## Objective
Extract all lines that hold the string "chart".

## Data supplied
....

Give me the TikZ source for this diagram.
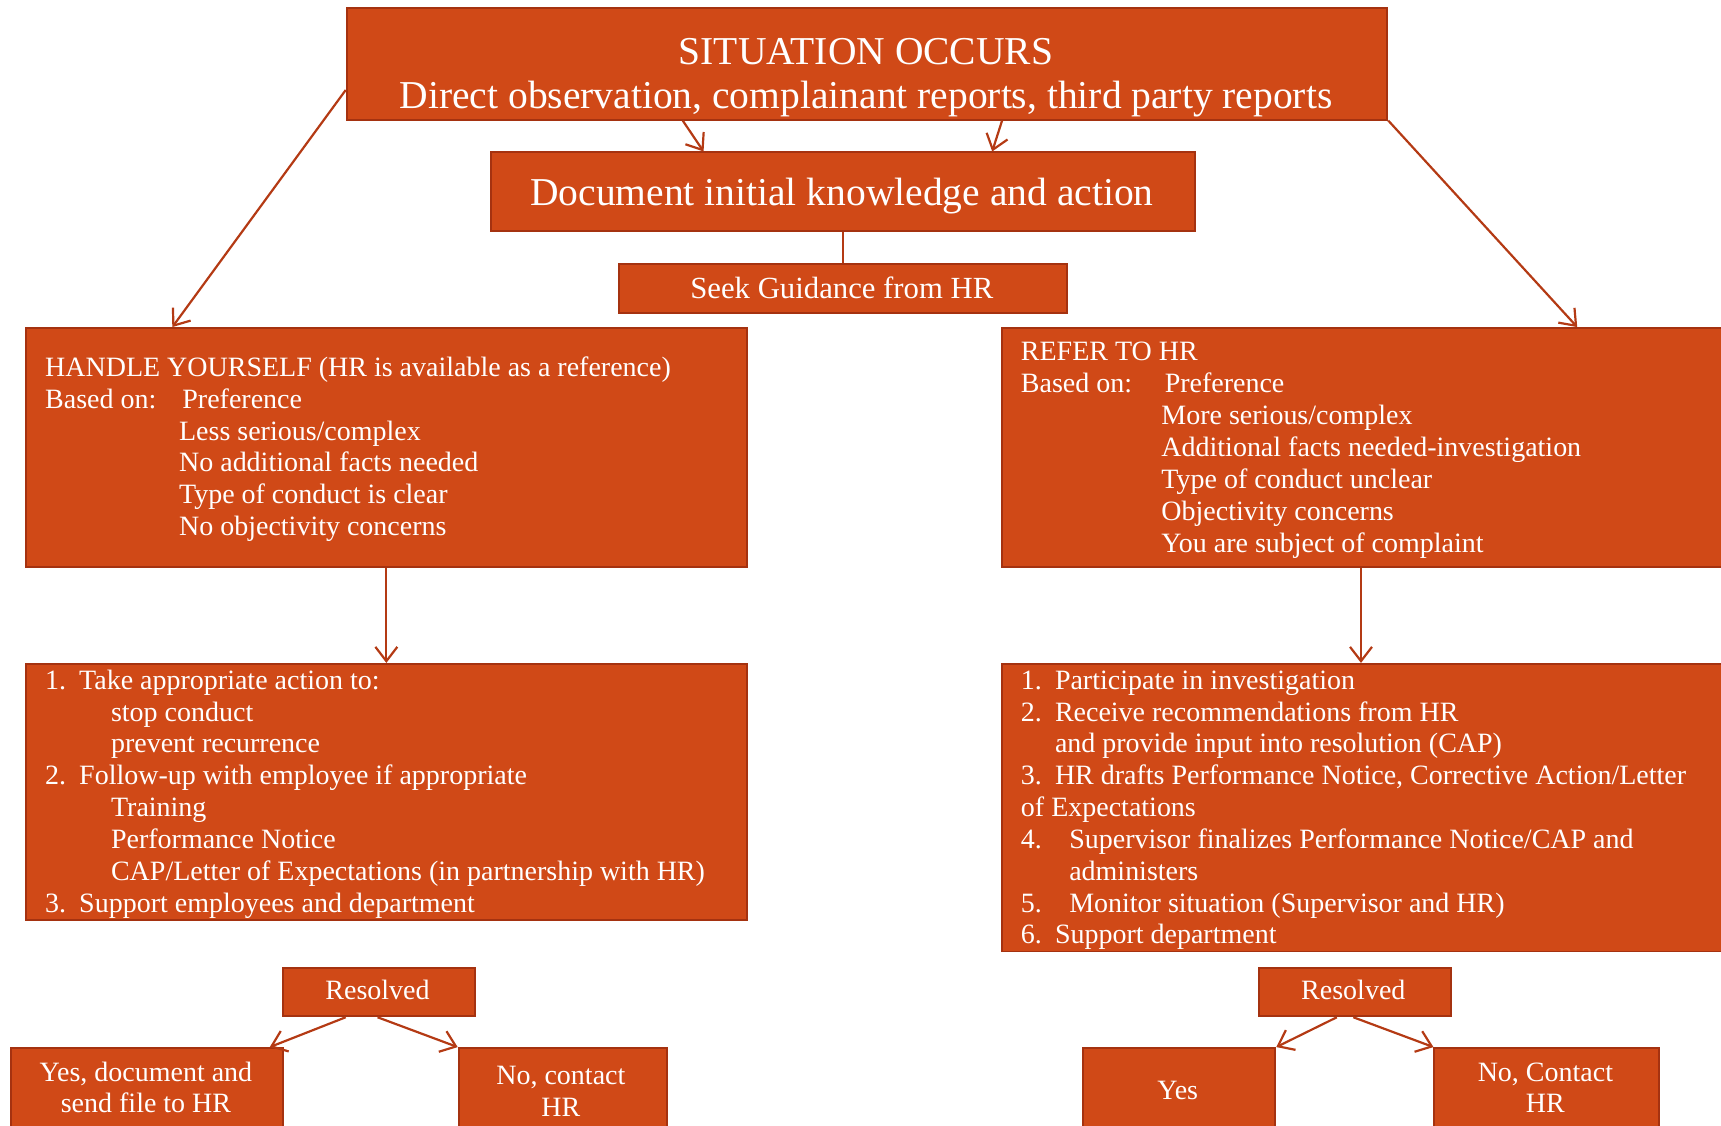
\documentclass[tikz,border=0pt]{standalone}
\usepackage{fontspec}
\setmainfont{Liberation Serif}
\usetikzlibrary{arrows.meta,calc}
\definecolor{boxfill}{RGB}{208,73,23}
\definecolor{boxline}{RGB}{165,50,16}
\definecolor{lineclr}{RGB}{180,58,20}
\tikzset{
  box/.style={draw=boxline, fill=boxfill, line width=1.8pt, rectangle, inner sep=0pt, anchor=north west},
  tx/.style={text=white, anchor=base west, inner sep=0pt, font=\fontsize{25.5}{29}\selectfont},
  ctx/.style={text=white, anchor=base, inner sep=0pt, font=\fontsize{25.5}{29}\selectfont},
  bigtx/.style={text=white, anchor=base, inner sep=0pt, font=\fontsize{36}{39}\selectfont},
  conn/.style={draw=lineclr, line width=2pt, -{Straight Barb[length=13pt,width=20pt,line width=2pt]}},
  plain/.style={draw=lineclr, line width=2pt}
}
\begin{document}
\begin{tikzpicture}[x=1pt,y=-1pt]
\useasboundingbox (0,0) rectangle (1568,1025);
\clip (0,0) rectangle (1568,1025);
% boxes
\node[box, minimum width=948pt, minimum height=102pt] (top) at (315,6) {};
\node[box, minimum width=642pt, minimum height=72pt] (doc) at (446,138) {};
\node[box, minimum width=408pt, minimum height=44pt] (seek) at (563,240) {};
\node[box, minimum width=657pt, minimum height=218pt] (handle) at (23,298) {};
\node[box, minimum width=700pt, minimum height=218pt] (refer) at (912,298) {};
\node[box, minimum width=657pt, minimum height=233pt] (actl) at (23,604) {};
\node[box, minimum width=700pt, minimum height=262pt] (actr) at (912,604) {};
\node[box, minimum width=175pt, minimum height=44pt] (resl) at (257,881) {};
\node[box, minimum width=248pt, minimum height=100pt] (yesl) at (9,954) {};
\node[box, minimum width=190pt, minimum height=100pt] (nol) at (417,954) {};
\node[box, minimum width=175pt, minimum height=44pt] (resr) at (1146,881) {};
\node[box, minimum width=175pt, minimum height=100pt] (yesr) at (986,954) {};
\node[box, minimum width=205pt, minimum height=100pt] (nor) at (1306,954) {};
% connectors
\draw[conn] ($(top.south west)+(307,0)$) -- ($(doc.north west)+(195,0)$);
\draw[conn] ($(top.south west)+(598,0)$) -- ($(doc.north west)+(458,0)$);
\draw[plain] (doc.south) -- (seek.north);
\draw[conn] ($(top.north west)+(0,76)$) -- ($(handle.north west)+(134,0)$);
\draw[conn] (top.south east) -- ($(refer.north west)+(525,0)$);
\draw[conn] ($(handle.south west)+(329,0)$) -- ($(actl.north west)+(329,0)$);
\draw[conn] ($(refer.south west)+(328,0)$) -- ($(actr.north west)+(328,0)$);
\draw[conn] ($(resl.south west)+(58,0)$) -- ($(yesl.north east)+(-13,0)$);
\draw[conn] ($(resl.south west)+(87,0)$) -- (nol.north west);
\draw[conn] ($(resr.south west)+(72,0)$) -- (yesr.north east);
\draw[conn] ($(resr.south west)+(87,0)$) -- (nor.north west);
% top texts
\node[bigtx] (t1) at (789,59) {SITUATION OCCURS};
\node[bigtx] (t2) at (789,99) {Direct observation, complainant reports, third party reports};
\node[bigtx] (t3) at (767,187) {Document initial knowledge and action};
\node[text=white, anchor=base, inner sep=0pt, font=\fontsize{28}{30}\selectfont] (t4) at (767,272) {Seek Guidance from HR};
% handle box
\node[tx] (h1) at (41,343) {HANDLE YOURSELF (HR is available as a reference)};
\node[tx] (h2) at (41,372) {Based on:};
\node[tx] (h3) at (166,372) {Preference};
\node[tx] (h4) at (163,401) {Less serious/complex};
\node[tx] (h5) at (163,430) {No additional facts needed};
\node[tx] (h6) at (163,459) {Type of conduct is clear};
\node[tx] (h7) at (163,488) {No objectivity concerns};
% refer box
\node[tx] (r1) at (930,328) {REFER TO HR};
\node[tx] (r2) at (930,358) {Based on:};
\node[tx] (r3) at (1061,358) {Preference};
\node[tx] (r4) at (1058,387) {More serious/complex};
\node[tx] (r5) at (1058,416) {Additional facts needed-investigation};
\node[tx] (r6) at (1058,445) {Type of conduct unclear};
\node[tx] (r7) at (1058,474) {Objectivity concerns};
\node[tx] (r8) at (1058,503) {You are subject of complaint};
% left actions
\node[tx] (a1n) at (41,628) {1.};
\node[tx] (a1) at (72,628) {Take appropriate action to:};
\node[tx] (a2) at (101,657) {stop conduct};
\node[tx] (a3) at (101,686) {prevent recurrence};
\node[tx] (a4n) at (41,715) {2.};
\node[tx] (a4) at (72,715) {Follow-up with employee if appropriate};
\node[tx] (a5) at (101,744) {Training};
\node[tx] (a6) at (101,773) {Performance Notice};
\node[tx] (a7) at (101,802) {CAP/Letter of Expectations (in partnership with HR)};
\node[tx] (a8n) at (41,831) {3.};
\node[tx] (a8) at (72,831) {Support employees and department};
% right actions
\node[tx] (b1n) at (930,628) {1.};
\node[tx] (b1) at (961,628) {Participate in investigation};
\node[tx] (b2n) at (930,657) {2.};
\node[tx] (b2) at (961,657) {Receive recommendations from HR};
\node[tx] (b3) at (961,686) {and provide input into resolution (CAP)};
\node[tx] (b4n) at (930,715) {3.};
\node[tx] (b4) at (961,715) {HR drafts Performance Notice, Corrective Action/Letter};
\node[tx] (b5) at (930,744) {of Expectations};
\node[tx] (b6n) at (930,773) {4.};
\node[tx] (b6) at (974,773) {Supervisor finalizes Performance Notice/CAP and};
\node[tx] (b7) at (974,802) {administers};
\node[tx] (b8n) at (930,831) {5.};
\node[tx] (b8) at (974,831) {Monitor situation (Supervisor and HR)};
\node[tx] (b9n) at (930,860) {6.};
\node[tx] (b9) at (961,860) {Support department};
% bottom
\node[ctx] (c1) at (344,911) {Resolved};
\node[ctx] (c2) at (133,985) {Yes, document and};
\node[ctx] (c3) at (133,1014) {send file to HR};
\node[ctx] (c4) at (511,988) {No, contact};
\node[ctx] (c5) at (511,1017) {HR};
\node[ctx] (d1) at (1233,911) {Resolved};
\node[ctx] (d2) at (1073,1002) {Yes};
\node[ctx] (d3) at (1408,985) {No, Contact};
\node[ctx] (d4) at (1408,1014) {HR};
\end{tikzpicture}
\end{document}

....

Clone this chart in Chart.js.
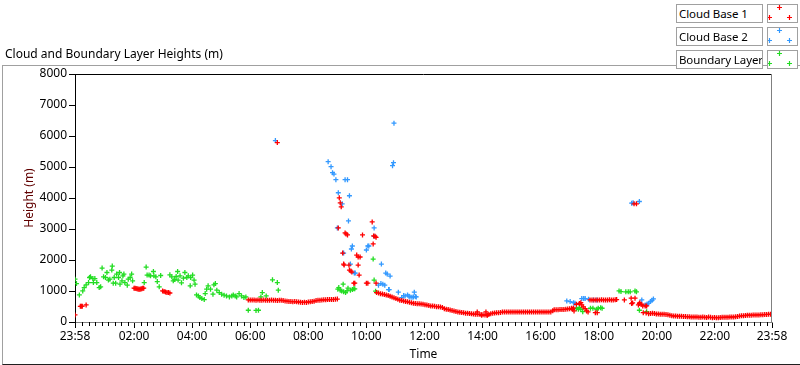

....

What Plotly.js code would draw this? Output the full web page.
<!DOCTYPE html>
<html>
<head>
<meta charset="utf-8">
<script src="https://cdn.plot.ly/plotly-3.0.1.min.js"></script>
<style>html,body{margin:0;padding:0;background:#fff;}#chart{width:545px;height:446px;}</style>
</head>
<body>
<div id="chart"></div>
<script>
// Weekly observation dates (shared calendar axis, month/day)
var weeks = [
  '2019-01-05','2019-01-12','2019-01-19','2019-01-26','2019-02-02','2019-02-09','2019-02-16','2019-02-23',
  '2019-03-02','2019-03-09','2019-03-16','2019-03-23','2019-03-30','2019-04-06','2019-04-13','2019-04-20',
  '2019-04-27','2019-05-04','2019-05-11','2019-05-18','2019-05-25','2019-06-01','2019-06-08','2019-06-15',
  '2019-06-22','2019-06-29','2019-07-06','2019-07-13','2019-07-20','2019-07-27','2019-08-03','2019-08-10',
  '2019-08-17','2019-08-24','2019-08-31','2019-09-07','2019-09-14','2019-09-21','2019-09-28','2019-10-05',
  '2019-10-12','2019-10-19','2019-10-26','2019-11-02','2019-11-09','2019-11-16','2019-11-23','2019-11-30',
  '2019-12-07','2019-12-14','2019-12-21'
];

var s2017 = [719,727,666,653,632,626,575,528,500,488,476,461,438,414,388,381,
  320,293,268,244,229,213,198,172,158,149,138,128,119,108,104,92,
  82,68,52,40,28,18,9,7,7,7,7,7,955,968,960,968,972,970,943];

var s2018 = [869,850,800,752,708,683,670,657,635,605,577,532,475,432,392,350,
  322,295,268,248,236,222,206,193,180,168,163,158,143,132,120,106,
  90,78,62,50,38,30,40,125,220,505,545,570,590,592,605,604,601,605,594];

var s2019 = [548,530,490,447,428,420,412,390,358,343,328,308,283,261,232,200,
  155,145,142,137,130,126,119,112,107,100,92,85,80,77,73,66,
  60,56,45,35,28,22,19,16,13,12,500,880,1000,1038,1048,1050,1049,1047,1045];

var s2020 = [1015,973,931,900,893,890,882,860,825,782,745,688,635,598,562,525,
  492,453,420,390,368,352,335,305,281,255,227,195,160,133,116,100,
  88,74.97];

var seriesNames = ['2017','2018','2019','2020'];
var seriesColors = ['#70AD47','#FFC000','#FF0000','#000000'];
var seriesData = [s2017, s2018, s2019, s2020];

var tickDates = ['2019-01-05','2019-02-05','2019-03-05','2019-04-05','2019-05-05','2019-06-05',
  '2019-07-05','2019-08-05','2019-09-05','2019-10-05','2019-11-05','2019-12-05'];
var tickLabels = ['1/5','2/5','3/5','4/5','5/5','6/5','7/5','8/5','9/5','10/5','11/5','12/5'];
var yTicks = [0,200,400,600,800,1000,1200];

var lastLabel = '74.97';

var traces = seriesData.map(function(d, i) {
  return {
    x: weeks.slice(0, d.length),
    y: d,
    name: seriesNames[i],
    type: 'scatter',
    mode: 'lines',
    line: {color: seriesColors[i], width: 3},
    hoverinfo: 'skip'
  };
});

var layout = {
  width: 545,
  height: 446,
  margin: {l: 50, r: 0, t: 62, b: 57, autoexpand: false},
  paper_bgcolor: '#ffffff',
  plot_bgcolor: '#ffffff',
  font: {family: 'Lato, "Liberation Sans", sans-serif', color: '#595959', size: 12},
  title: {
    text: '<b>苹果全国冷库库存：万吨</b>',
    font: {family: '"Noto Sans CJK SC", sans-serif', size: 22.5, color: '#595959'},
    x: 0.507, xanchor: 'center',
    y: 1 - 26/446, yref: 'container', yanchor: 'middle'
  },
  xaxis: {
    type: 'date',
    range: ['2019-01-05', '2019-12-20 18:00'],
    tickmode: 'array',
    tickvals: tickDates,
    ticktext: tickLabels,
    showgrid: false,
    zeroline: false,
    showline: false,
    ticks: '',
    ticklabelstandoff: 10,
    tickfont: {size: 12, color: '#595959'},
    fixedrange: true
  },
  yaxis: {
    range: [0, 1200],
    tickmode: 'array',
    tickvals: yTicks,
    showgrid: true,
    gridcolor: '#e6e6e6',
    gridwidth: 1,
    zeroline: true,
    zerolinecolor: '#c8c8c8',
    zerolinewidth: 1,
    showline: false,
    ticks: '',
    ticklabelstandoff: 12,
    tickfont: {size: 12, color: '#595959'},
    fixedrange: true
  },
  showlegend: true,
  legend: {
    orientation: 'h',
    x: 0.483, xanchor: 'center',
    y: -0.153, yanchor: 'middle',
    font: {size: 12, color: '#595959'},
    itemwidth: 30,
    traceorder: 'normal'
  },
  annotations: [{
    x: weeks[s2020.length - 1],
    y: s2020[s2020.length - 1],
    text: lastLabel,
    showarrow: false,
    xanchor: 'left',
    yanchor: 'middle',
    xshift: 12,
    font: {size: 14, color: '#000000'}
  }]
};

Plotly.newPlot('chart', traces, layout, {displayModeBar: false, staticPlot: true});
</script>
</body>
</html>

....

## The response
Clone this chart in Chart.js.
<style>html,body{margin:0;padding:0;background:#fff;}#chart{width:545px;height:446px;}</style>
<div id="chart"></div>
Plotly.newPlot('chart', traces, layout, {displayModeBar: false, staticPlot: true});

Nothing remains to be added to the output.